Des journaux anglais et allemands, des cercles coloniaux de Liverpool et de Hambourg, mènent grand bruit autour d’incidens qui ont mis aux prises, dans la région du Haut-Ogooué et du Kouilou, des concessionnaires français avec deux maisons anglaises, MM. Holt et Cie, MM. Hatton et Cookson : ces négocians, voyant leurs affaires plus difficiles par suite de la concurrence des concessionnaires, ont prétendu que les concessions étaient caduques, en tant que contraires à l’Acte de Berlin, qui stipule la liberté du commerce dans le bassin conventionnel du Congo ; ils ont cherché à détourner les indigènes des factoreries françaises, en leur offrant des prix exorbitans ; les Français ont fait saisir chez les Anglais des marchandises indigènes acquises en fraude de leurs droits : car, investis de la propriété du sol, ils sont seuls qualifiés pour en faire recueillir les produits.

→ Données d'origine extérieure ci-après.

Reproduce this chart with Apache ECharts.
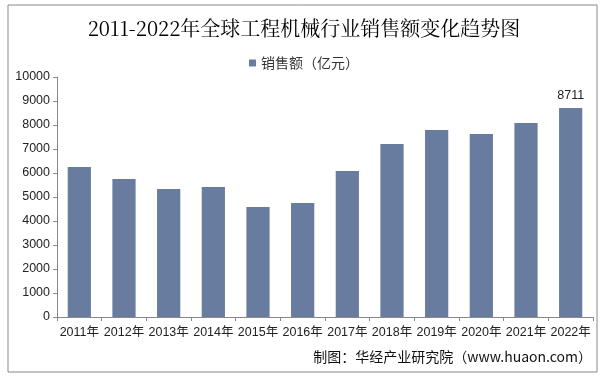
<!DOCTYPE html>
<html><head><meta charset="utf-8">
<script src="https://cdn.jsdelivr.net/npm/echarts@6/dist/echarts.min.js"></script>
<style>html,body{margin:0;padding:0;background:#fff}#c{width:608px;height:381px}</style>
</head><body><div id="c"></div>
<script>
const categories = ['2011年','2012年','2013年','2014年','2015年','2016年','2017年','2018年','2019年','2020年','2021年','2022年'];
const sales = [6250, 5750, 5330, 5420, 4580, 4750, 6080, 7210, 7790, 7630, 8080, 8711];
const seriesName = '销售额（亿元）';
const titleText = '2011-2022年全球工程机械行业销售额变化趋势图';
const sourceText = '制图：华经产业研究院（www.huaon.com）';

const chart = echarts.init(document.getElementById('c'), null, {renderer:'canvas'});
chart.setOption({
  animation:false,
  backgroundColor:'#fff',
  title:{text:titleText,left:'center',top:13,textStyle:{fontFamily:'"Noto Serif CJK SC","Liberation Serif",serif',fontSize:20,fontWeight:'normal',color:'#000'}},
  legend:{data:[seriesName],top:51,left:'center',itemWidth:7,itemHeight:7,itemGap:4,icon:'rect',
    textStyle:{fontFamily:'"Noto Sans CJK SC",sans-serif',fontSize:14,color:'#333'}},
  grid:{left:57,right:15,top:77,bottom:64,containLabel:false},
  xAxis:{type:'category',data:categories,
    axisLine:{lineStyle:{color:'#888'}},
    axisTick:{show:true,alignWithLabel:false,length:4,lineStyle:{color:'#888'}},
    axisLabel:{interval:0,fontFamily:'"Liberation Sans","Noto Sans CJK SC",sans-serif',fontSize:12.5,color:'#222',margin:9}},
  yAxis:{type:'value',min:0,max:10000,interval:1000,
    axisLine:{show:true,lineStyle:{color:'#888'}},
    axisTick:{show:true,length:4,lineStyle:{color:'#888'}},
    splitLine:{show:false},
    axisLabel:{formatter:v=>String(v),fontFamily:'"Liberation Sans",Arial,sans-serif',fontSize:12.5,color:'#222',margin:7}},
  series:[{name:seriesName,type:'bar',data:sales.map((v,i)=>i===sales.length-1?{value:v,label:{show:true}}:v),
    barWidth:'52%',itemStyle:{color:'#687ca0'},
    label:{show:false,position:'top',distance:6,fontFamily:'"Liberation Sans",Arial,sans-serif',fontSize:12.5,color:'#222'}}],
  graphic:[
    {type:'rect',shape:{x:8,y:5,width:589,height:367},style:{fill:'none',stroke:'#888',lineWidth:1},silent:true},
    {type:'text',right:16,top:350,style:{text:sourceText,font:'14px "Noto Sans CJK SC",sans-serif',fill:'#111'}}
  ]
});
</script></body></html>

Bref, on s’est fort querellé, puis on a plaidé. Les tribunaux ont condamné les maisons anglaises[1], d’après une thèse de droit qui n’est, en effet, pas douteuse : les concessions ne s’appliquant qu’à la propriété du sol, ne violent en rien l’Acte de Berlin, qui vise

  1. Voir les jugemens du tribunal de Libreville en date des 11 janvier et 28 juin 1902.